ONE of the unusual behaviours of this particular States of Deliberation – by which I mean the individuals who make it up, rather than as a collective body – is many members appear to misunderstand (or, perhaps, prefer to mischaracterise) as opposition any attempts to scrutinise policy or hold peers to account.
By way of example, in this week’s States’ meeting, I have laid two questions which seek to engage the policy ball without playing the individual.
The first is a simple question asking for an update to be provided on progress in developing and rolling out a local homes for Ukraine sponsor scheme.
There have been a number of generic media releases, including one last week, which have indicated that slow progress is being made working through the consequences of such a scheme. Consequently, there may be very little which the Committee for Home Affairs wishes to add this week in the Assembly, but that does not make the question either irrelevant or a personal attack. Given that 13 weeks have now elapsed since the full-blown invasion of Ukraine by Russia, and nearly 300 local homes have expressed interest in sponsoring Ukrainians seeking sanctuary, it is entirely reasonable that the parliamentary assembly is the appropriate place in which the government’s executive is questioned and scrutinised on progress. The advantage of doing so by way of oral question during a States meeting is that it opens up the topic for discussion by enabling all members – not just the member who laid the question – to ask supplementary questions, which is a level of scrutiny that cannot be provided when a government media release is sent out.

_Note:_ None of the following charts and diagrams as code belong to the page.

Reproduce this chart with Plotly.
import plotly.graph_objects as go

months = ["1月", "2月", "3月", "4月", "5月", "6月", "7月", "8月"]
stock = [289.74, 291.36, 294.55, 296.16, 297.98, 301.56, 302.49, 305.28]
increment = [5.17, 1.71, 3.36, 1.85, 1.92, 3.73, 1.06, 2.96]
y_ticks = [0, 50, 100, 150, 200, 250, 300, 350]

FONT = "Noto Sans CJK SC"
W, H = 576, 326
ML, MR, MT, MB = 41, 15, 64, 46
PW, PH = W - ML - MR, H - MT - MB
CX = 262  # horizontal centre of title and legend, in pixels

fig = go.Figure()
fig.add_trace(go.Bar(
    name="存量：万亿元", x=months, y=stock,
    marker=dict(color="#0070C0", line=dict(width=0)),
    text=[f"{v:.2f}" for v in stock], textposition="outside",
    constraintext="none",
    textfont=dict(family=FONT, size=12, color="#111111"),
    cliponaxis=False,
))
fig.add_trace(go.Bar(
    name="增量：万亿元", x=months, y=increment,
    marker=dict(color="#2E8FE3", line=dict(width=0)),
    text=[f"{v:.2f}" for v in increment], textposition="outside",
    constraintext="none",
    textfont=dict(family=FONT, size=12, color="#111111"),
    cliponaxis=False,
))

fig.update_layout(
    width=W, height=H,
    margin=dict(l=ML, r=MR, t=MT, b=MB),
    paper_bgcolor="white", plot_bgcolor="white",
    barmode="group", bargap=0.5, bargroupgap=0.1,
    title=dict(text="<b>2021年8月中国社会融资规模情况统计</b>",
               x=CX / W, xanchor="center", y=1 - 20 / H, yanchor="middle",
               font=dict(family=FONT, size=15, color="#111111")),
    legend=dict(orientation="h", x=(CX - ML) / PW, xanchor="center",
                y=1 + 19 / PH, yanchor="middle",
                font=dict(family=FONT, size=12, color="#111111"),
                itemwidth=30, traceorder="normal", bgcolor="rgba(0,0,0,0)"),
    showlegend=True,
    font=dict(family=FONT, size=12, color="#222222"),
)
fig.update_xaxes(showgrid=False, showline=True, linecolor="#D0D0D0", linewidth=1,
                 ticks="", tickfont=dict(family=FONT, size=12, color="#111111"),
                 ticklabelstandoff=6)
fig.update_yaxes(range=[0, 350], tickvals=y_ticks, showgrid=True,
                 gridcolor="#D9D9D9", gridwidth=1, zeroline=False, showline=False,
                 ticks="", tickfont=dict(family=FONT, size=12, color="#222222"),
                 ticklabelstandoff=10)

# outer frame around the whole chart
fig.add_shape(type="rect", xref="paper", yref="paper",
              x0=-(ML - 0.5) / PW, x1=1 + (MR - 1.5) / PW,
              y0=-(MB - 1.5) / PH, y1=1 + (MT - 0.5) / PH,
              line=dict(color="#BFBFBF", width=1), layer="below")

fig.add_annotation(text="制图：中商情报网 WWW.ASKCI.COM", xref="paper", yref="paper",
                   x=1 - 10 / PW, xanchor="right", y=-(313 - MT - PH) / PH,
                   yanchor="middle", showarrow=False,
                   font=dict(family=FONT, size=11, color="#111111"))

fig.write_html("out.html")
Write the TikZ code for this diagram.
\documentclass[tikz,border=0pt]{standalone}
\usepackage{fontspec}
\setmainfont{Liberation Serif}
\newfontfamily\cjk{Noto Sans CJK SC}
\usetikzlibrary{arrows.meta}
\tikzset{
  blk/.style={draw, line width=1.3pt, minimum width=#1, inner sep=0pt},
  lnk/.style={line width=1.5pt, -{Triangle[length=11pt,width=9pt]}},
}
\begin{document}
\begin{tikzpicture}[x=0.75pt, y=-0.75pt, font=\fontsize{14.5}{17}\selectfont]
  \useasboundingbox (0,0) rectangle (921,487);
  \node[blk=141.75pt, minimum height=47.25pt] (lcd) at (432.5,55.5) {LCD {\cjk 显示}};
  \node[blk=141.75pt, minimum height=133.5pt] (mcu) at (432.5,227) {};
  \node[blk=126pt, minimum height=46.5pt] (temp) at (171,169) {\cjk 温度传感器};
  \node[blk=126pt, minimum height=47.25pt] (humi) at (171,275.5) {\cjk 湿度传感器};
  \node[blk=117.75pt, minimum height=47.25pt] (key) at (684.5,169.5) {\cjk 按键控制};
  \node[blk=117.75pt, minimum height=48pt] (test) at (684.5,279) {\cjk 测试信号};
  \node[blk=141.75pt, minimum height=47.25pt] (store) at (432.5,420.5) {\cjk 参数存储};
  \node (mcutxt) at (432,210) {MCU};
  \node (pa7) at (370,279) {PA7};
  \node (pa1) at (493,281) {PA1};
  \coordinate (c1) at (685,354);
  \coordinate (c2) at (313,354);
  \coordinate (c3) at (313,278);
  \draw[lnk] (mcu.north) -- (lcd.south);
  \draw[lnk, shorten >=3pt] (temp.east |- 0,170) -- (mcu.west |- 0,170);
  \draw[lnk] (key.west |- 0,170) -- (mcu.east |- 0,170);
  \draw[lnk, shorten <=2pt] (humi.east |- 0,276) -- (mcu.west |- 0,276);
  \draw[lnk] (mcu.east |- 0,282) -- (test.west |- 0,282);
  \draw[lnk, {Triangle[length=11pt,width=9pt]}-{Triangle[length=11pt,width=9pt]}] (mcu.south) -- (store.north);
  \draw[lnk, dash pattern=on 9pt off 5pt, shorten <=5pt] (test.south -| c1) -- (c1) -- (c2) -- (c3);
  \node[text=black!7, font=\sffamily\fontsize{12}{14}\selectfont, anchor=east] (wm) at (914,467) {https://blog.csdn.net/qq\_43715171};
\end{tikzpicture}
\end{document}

My second question is to the Committee for Economic Development. This arises from correspondence shared with all States members in relation to the committee’s decision not to provide any production finance to enable the Toilers Of The Sea film to be made in the island. That is a perfectly valid decision with which anyone can agree or disagree, but given the public interest in the matter, it is also a decision that should be quite capable of being questioned or even challenged publicly without that being seen as an attempt to impugn the decision-makers.
Yet again, the real meat of this meeting is pretty lean with only two substantive pieces of business. Firstly, Home Affairs is bringing forward the justice framework which began – albeit late – in the last term. It’s a pretty high level set of principles and ambitions (or ‘outcomes’, in the language of the policy letter) with the detail to follow in due course in a ‘Justice Action Plan’.
To its credit, it’s the first step on a journey to recognising that justice extends beyond criminal justice into social justice and so engages the whole of government, not merely Home Affairs – albeit it hasn’t gone so far as to recognise, for example, concepts of economic or environmental justice. In an example of how a deputy can challenge policy with the aim of improving it, I have laid an amendment which is being seconded by the president of the committee.
Deputy Prow, and I disagree on many policy matters, as our voting records attest, but we have a perfectly functional, professional relationship which enables us to have regular, civilised policy discussions – and that enabled me to articulate my concerns on the propositions in the policy letter. In dialogue, we negotiated the compromise language of the amendment. This seeks to improve subsequent parliamentary scrutiny of the Justice Action Plan by ensuring it’s published at least every other year. It also introduces language into the propositions which recognises that when it comes to criminal justice, the public have concerns about the speed of justice, sentencing policy for different types of offence and the number of successful prosecutions for sexual offences.
While I am pleased for the committee’s engagement and support for the amendment, the key point is that even if it had not been possible to obtain their agreement, laying an opposed amendment should not be characterised as personal criticism of a committee’s members.
The only other significant piece of business is the final stage of the plans to introduce secondary pensions on top of the States pension, for those who do not have other private pension arrangements.
This plan originated out of the last tax review in 2015 as a way to relieve long-term pressure on future generations of taxpayers supporting those who are under-provided-for in their retirement. The idea is a straight lifting of the plan introduced in the UK by the Conservative-led government in the early 2010s. It relies on the theory that if you nudge people to ‘do the right thing’ – in this case, provide for their retirement – most will. By auto-enrolling everyone into the new scheme (if they don’t already have other provision) then inertia means most will not exercise their right to opt out of the scheme.
Curiously in light of the scheme’s pedigree, the political group who don’t like the concept are those furthest to the right on Guernsey’s political spectrum. They seem to regard it as an interference in business – which, of course, it is – and an affront to libertarianism and the right of the individual not to provide for their old age, if they so choose. Even if those who subscribe to that view might think the individual retiree should sink or swim as a result of their personal financial planning decisions during their working life, in practice a failure to be adequately provided for will burden everyone else.
A footnote to the meeting will be a policy letter entitled ‘Minimum Standards for Estate Agencies’. For all those who rail against the ratcheting of regulation this ought to be a red flag, but in fact it will sail through unopposed and unamended. Why? Because it’s another layer in our anti-money laundering defences required of us ahead of our impending inspection by the international regulator, Moneyval – this time extending regulation to estate agents.
All those who promised a glorious bonfire of red tape will need to bite their tongues and hope that no one notices as they vote to create more regulation rather than roll it back.